An advisory referendum question this November will ask Des Plaines residents if they think the city's elected officials should get taxpayer-funded health insurance benefits.

The push to get the question on the Nov. 8 ballot through the collection of petition signatures came after aldermen overrode a mayoral veto in April that enabled them to keep their city health and dental coverage.

Alderman Denise Rodd, one of the proponents of abolishing the perk since running for office in 2013, said residents at her 3rd Ward meetings started the grass-roots effort to gather the necessary 1,258 signatures for the referendum.

In the end, a dozen people from the 3rd Ward and other parts of the city knocked on doors and passed petitions at the train station and during the Fourth of July parade, yielding more than 1,500 signatures, Rodd said.

Rodd herself went door-to-door to gather signatures.

"At the council meeting this year when the council voted to codify the benefits, I stated then that I would fight to change the code as long as I was able," Rodd said Tuesday.

Those petitions were submitted Monday to the city clerk's office, which will send the papers to county officials to certify before placing the question on the ballot.

Supporters of keeping the benefits have argued elected officials often work more than part-time hours and receive salaries as low as $3,000. And they've said the city's costs to cover officials - $92,692 last year - is relatively small compared to the overall $150 million city budget.

Those who accept the city health plan must pay 12 percent of premium costs; the city picks up the remainder.

During the city council debate earlier this year, Rodd sought to have the council vote to put the question to voters, but her motion failed to get a second.

Rodd and Don Smith were the only aldermen to vote against an ordinance in March that put the benefits into city code. They, along with Mayor Matt Bogusz, don't personally accept the benefits, but the other six aldermen and city clerk do.

Elected officials in Des Plaines have been eligible to receive city benefits for more than three decades.
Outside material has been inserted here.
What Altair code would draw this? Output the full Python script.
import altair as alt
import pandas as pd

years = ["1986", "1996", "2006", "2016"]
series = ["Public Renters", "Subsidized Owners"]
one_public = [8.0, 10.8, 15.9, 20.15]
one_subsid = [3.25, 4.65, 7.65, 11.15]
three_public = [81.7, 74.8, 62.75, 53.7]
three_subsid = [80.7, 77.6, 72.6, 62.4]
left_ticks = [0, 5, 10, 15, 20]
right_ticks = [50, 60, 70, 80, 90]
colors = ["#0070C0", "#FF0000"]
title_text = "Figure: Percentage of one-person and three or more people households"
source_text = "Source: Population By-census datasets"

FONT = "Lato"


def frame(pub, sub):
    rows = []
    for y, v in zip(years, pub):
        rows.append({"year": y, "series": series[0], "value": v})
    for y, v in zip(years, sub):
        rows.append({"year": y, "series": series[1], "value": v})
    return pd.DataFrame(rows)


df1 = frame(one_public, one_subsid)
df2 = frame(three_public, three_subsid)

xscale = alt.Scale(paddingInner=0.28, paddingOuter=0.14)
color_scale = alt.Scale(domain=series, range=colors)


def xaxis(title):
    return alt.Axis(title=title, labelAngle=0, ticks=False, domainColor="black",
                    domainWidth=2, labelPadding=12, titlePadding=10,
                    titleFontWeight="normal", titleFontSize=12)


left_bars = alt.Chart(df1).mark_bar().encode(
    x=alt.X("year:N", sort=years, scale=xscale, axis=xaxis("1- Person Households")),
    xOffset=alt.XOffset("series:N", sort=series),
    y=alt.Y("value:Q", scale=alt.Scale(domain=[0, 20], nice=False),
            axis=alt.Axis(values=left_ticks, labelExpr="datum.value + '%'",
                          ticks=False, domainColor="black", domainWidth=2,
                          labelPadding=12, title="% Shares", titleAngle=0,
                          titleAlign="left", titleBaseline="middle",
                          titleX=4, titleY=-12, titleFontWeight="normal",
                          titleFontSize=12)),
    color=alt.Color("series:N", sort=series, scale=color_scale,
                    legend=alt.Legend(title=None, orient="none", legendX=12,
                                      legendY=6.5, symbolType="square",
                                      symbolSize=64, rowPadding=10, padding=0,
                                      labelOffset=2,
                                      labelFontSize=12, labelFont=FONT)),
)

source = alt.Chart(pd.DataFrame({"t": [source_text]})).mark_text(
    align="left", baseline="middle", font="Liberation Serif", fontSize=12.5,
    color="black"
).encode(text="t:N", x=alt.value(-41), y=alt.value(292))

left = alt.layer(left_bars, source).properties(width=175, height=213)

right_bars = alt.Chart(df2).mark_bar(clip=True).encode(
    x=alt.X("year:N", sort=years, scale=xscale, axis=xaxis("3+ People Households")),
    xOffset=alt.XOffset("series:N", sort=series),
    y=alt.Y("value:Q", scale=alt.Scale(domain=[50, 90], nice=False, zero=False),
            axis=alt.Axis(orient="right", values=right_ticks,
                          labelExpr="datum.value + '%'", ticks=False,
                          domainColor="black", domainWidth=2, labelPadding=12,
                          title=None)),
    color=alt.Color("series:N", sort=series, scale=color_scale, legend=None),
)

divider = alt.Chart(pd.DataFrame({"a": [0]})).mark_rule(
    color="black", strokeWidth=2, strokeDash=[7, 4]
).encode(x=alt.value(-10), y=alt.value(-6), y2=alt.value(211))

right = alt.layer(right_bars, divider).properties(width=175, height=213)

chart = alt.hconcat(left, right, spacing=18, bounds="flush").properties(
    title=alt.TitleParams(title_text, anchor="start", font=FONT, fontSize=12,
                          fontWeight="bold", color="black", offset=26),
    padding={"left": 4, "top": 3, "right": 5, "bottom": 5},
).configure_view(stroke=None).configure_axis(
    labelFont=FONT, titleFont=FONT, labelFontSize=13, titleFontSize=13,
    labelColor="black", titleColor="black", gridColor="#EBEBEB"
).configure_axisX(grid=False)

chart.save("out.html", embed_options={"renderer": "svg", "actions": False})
But in February, Bogusz unilaterally decided to end the perks at the end of officials' current terms of office, after city staffers said they couldn't find anything in the city code about offering the benefits.

After a 6-2 vote of aldermen in favor of the benefits, Bogusz issued a veto, overturned shortly thereafter by the same margin.

While the referendum would not be binding, Rodd is hopeful voters will vote against the benefits and a future city council will follow their recommendation.

"The whole intent of this is just to give people a voice in the matter," she said. "They felt they weren't being heard."